Why was this bill so urgent?
The Interstate Recognition of Notarizations Act is related to the millions of foreclosures devastating the country. This is the exact kind of volatile emotional issue that usually keeps the Senate gridlocked and paralyzed for months. What was different this time?
One of the few bright spots of the Wall Street meltdown and the housing crisis is the fact that banks are frequently unable to prove that they’re the original lender when a homeowner defaults on his mortgage. And this is the banking industry’s own doing. It’s an unintended consequence of the incredibly intricate labyrinthine financial maneuverings (totally beyond my comprehension I’ll admit) that banks have devised, so they could keep one step ahead of the regulators. Can’t regulate something we don’t understand now, can we?

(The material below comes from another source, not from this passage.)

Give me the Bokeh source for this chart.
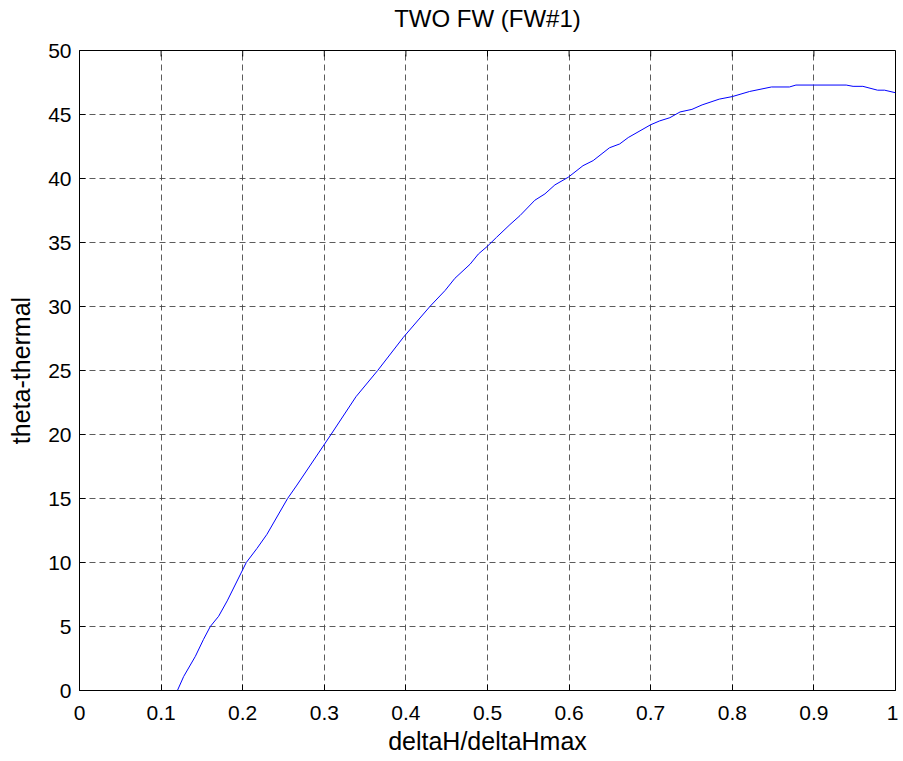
from bokeh.plotting import figure
from bokeh.models import Range1d, FixedTicker, LinearAxis
from bokeh.embed import file_html
from bokeh.resources import INLINE

x_vals = [0.12, 0.1277, 0.142, 0.152, 0.1603, 0.1705, 0.181, 0.2044, 0.2175, 0.2297,
          0.255, 0.2665, 0.3082, 0.3388, 0.3654, 0.397, 0.4294, 0.448, 0.46, 0.4786,
          0.4888, 0.4998, 0.511, 0.5275, 0.5398, 0.558, 0.5704, 0.5826, 0.599, 0.617,
          0.6295, 0.6495, 0.662, 0.6725, 0.70, 0.711, 0.7235, 0.736, 0.7505, 0.763,
          0.784, 0.80, 0.8213, 0.848, 0.870, 0.878, 0.9396, 0.948, 0.96, 0.978,
          0.9866, 1.0]
y_vals = [0.0, 1.1, 2.67, 4.0, 5.0, 5.8, 7.0, 10.0, 11.1, 12.2,
          15.0, 16.05, 20.0, 22.95, 25.0, 27.6, 30.0, 31.25, 32.2, 33.3,
          34.1, 34.7, 35.4, 36.4, 37.1, 38.3, 38.8, 39.5, 40.1, 41.0,
          41.4, 42.4, 42.7, 43.2, 44.2, 44.5, 44.75, 45.2, 45.4, 45.75,
          46.2, 46.4, 46.8, 47.15, 47.15, 47.3, 47.3, 47.2, 47.2, 46.9,
          46.9, 46.7]

x_ticks = [0, 0.1, 0.2, 0.3, 0.4, 0.5, 0.6, 0.7, 0.8, 0.9, 1.0]
x_tick_labels = ["0", "0.1", "0.2", "0.3", "0.4", "0.5", "0.6", "0.7", "0.8", "0.9", "1"]
y_ticks = [0, 5, 10, 15, 20, 25, 30, 35, 40, 45, 50]

title_text = "TWO FW (FW#1)"
x_label = "deltaH/deltaHmax"
y_label = "theta-thermal"

FONT = "Liberation Sans"
X0, X1 = 0, 1
Y0, Y1 = 0, 50

FRAME_W = 816
FRAME_H = 643
BL, BR, BT, BB = 79, 3, 50, 64

p = figure(width=BL + FRAME_W + BR, height=BT + FRAME_H + BB,
           output_backend="svg", toolbar_location=None,
           x_range=Range1d(X0, X1), y_range=Range1d(Y0, Y1),
           min_border_left=BL, min_border_right=BR, min_border_top=BT,
           min_border_bottom=BB)

p.line(x_vals, y_vals, line_color="#0000ff", line_width=1)

p.outline_line_color = "black"
p.outline_line_width = 1
p.outline_line_alpha = 1
p.background_fill_color = "white"
p.border_fill_color = "white"

xa = p.below[0]
ya = p.left[0]
for ax in [xa, ya]:
    ax.major_tick_in = 6
    ax.major_tick_out = 0
    ax.minor_tick_in = 0
    ax.minor_tick_out = 0
    ax.axis_line_color = "black"
    ax.major_tick_line_color = "black"
    ax.major_label_text_font = FONT
    ax.major_label_text_font_size = "21px"
    ax.major_label_text_color = "black"
    ax.axis_label_text_font = FONT
    ax.axis_label_text_font_size = "25px"
    ax.axis_label_text_font_style = "normal"
    ax.axis_label_text_color = "black"

xa.ticker = FixedTicker(ticks=x_ticks)
xa.major_label_overrides = {t: l for t, l in zip(x_ticks, x_tick_labels)}
xa.major_label_standoff = 15
xa.axis_label = x_label
xa.axis_label_standoff = 4

ya.ticker = FixedTicker(ticks=y_ticks)
ya.major_label_standoff = 8
ya.axis_label = y_label
ya.axis_label_standoff = 10

# title: drawn as the label of a tick-less axis above the frame
title_axis = LinearAxis(ticker=FixedTicker(ticks=[]), axis_line_color=None,
                        major_tick_in=0, major_tick_out=0, minor_tick_in=0, minor_tick_out=0,
                        major_label_standoff=0, axis_label=title_text,
                        axis_label_standoff=19, axis_label_text_font=FONT,
                        axis_label_text_font_size="24px", axis_label_text_font_style="normal",
                        axis_label_text_color="black")
p.add_layout(title_axis, "above")

# mirrored inward ticks on top and right edges (length ~6 px)
tick_dy = 6 * (Y1 - Y0) / FRAME_H
tick_dx = 6 * (X1 - X0) / FRAME_W
p.segment(x0=x_ticks, y0=[Y1] * len(x_ticks), x1=x_ticks, y1=[Y1 - tick_dy] * len(x_ticks),
          line_color="black", line_width=1)
p.segment(x0=[X1] * len(y_ticks), y0=y_ticks, x1=[X1 - tick_dx] * len(y_ticks), y1=y_ticks,
          line_color="black", line_width=1)

p.xgrid.ticker = FixedTicker(ticks=x_ticks)
p.ygrid.ticker = FixedTicker(ticks=y_ticks)
for g in [p.xgrid[0], p.ygrid[0]]:
    g.grid_line_color = "#404040"
    g.grid_line_alpha = 0.85
    g.grid_line_width = 1
    g.grid_line_dash = "6 4"

open("out.html", "w").write(file_html(p, INLINE))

Trouble is, in this one specific area, slippery banks and realtors got hoisted on their own petard. When a homeowner defaults, sometimes the original loan document has been transferred from one bank to another bank to another. The original bank might have gone under or merged with another bank. Sometimes this scenario has happened multiple times. Which bank owns the loan? Who has the original loan document? Find Waldo.

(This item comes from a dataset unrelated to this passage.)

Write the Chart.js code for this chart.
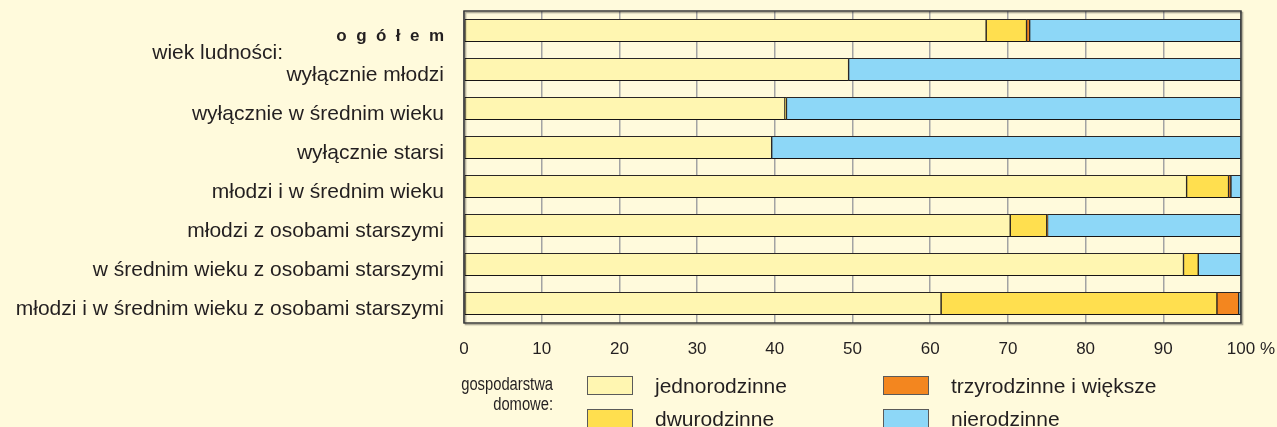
<!DOCTYPE html>
<html lang="pl">
<head>
<meta charset="utf-8">
<title>Gospodarstwa domowe według wieku ludności</title>
<script src="https://cdn.jsdelivr.net/npm/chart.js@4.4.1/dist/chart.umd.min.js"></script>
<style>
  html, body { margin: 0; padding: 0; background: #fffadc; }
  #wrap { position: relative; width: 1277px; height: 427px; overflow: hidden; }
  #wrap canvas { position: absolute; left: 0; top: 0; }
  .leg-title {
    position: absolute; right: 724px; top: 374px; text-align: right;
    font: 18px 'Liberation Sans', sans-serif; line-height: 20px; color: #231f20;
    transform: scaleX(0.82); transform-origin: right center;
  }
  #legend {
    position: absolute; left: 587px; top: 376px; display: grid;
    grid-auto-flow: column; grid-template-rows: 19px 19px; grid-template-columns: 296px 296px; row-gap: 14px;
  }
  .leg-item { display: flex; align-items: center; font: 21px 'Liberation Sans', sans-serif; color: #231f20; white-space: nowrap; }
  .leg-box  { width: 44px; height: 17px; border: 1px solid #5a5a5a; margin-right: 22px; flex: none; }
</style>
</head>
<body>
<div id="wrap">
  <canvas id="barChart"></canvas>
  <div class="leg-title">gospodarstwa<br>domowe:</div>
  <div id="legend"></div>
</div>
<script>
// ── dane (udział gospodarstw domowych, %) ─────────────────────
const CATEGORIES = [
  'ogółem',
  'wyłącznie młodzi',
  'wyłącznie w średnim wieku',
  'wyłącznie starsi',
  'młodzi i w średnim wieku',
  'młodzi z osobami starszymi',
  'w średnim wieku z osobami starszymi',
  'młodzi i w średnim wieku z osobami starszymi',
];
const JEDNORODZINNE = [67.2, 49.5, 41.3, 39.6, 93.0, 70.3, 92.6, 61.4];
const DWURODZINNE   = [ 5.2,  0.0,  0.2,  0.0,  5.4,  4.7,  1.9, 35.5];
const TRZYRODZINNE  = [ 0.4,  0.0,  0.0,  0.0,  0.3,  0.1,  0.0,  2.8];
const NIERODZINNE   = [27.2, 50.5, 58.5, 60.4,  1.3, 24.9,  5.5,  0.3];

const SERIES_LABELS = ['jednorodzinne', 'dwurodzinne', 'trzyrodzinne i większe', 'nierodzinne'];
const SERIES_DATA   = [JEDNORODZINNE, DWURODZINNE, TRZYRODZINNE, NIERODZINNE];
const SERIES_COLORS = ['#fff6b1', '#ffdf4f', '#f3861f', '#8dd7f7'];

const GROUP_LABEL = 'wiek ludności:';
const X_MAX  = 100;
const X_STEP = 10;

const TEXT_COLOR = '#231f20';
const FONT       = "'Liberation Sans', Arial, sans-serif";
const TICK_FONT  = { family: FONT, size: 17 };
const X_PAD      = 16;

// ── cień pod słupkami + ramka ─────────────────────────────────
const barShadow = {
  id: 'barShadow',
  beforeDatasetsDraw(chart) {
    const ctx = chart.ctx;
    ctx.save();
    ctx.shadowColor = 'rgba(0,0,0,0.45)';
    ctx.shadowOffsetY = 2;
    ctx.shadowBlur = 1;
  },
  afterDatasetsDraw(chart) {
    const ctx = chart.ctx;
    ctx.restore();

    const a = chart.chartArea;
    ctx.save();
    ctx.shadowColor = 'rgba(0,0,0,0.35)';
    ctx.shadowOffsetX = 1.5;
    ctx.shadowOffsetY = 1.5;
    ctx.shadowBlur = 1;
    ctx.strokeStyle = '#3a3a3a';
    ctx.lineWidth = 1.5;
    ctx.strokeRect(a.left, a.top, a.right - a.left, a.bottom - a.top);
    ctx.restore();
  },
};

// ── napis grupy + znak % przy ostatniej wartości osi ─────────
const extraText = {
  id: 'extraText',
  afterDraw(chart) {
    const ctx = chart.ctx;
    const y = chart.scales.y, x = chart.scales.x;
    ctx.save();
    ctx.fillStyle = TEXT_COLOR;

    ctx.font = `21px ${FONT}`;
    ctx.textAlign = 'right';
    ctx.textBaseline = 'middle';
    ctx.fillText(GROUP_LABEL, 283, (y.getPixelForTick(0) + y.getPixelForTick(1)) / 2 + 3);

    ctx.font = `${TICK_FONT.size}px ${TICK_FONT.family}`;
    const px = x.getPixelForValue(X_MAX);
    const w  = ctx.measureText(String(X_MAX)).width;
    ctx.textAlign = 'left';
    ctx.fillText(' %', px + w / 2, x.top + X_PAD + TICK_FONT.size * 1.2 / 2);
    ctx.restore();
  },
};

new Chart(document.getElementById('barChart'), {
  type: 'bar',
  data: {
    labels: CATEGORIES,
    datasets: SERIES_DATA.map((d, i) => ({
      label: SERIES_LABELS[i],
      data: d,
      backgroundColor: SERIES_COLORS[i],
      borderColor: '#2a2626',
      borderWidth: 1,
      borderSkipped: false,
      barThickness: 22.5,
    })),
  },
  options: {
    indexAxis: 'y',
    responsive: true, maintainAspectRatio: false,
    animation: false,
    layout: { padding: { left: 0, top: 11, right: 36, bottom: 0 } },
    plugins: { legend: { display: false }, tooltip: { enabled: false } },
    scales: {
      x: {
        stacked: true, min: 0, max: X_MAX,
        border: { display: false },
        grid: { color: '#a3a3a3', lineWidth: 1.5, drawTicks: false },
        ticks: {
          stepSize: X_STEP, padding: X_PAD, maxRotation: 0,
          font: TICK_FONT, color: TEXT_COLOR,
        },
        afterFit: s => { s.height = 104; s.paddingLeft = 0; s.paddingRight = 0; },
      },
      y: {
        stacked: true,
        border: { display: false },
        grid: { display: false, drawTicks: false },
        ticks: {
          padding: 20, labelOffset: 6, color: TEXT_COLOR,
          font: c => c.index === 0 ? { family: FONT, size: 17, weight: 'bold' } : { family: FONT, size: 21 },
          callback: (v, i) => i === 0 ? CATEGORIES[i].split('').join('  ') : CATEGORIES[i],
        },
        afterFit: s => { s.width = 464; s.paddingTop = 0; s.paddingBottom = 0; },
      },
    },
  },
  plugins: [barShadow, extraText],
});

document.getElementById('legend').innerHTML = SERIES_LABELS
  .map((l, i) => `<div class="leg-item"><div class="leg-box" style="background:${SERIES_COLORS[i]}"></div>${l}</div>`)
  .join('');
</script>
</body>
</html>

Can’t get your shirt back from the drycleaner without your receipt; can’t push that lowly parasite out of his home without the proper documentation. And when a bunch of shady operators want to evict NOW, Congress feels their pain. “I ripped off that gullible homeowner fair and square, and now I can’t yank his house out from under him because of some #$%&!#!&%$# technicality?!?! HELP!”
Thankfully, Obama has vetoed the bill. And our illustrious senators have shown us their true colors. (Like we didn’t already know.) Millions of desperate Americans facing bankruptcy and homelessness? [yawn] Thousands of slippery bankers begging to have a technicality removed so they can evict more people, faster — “I’m on it!”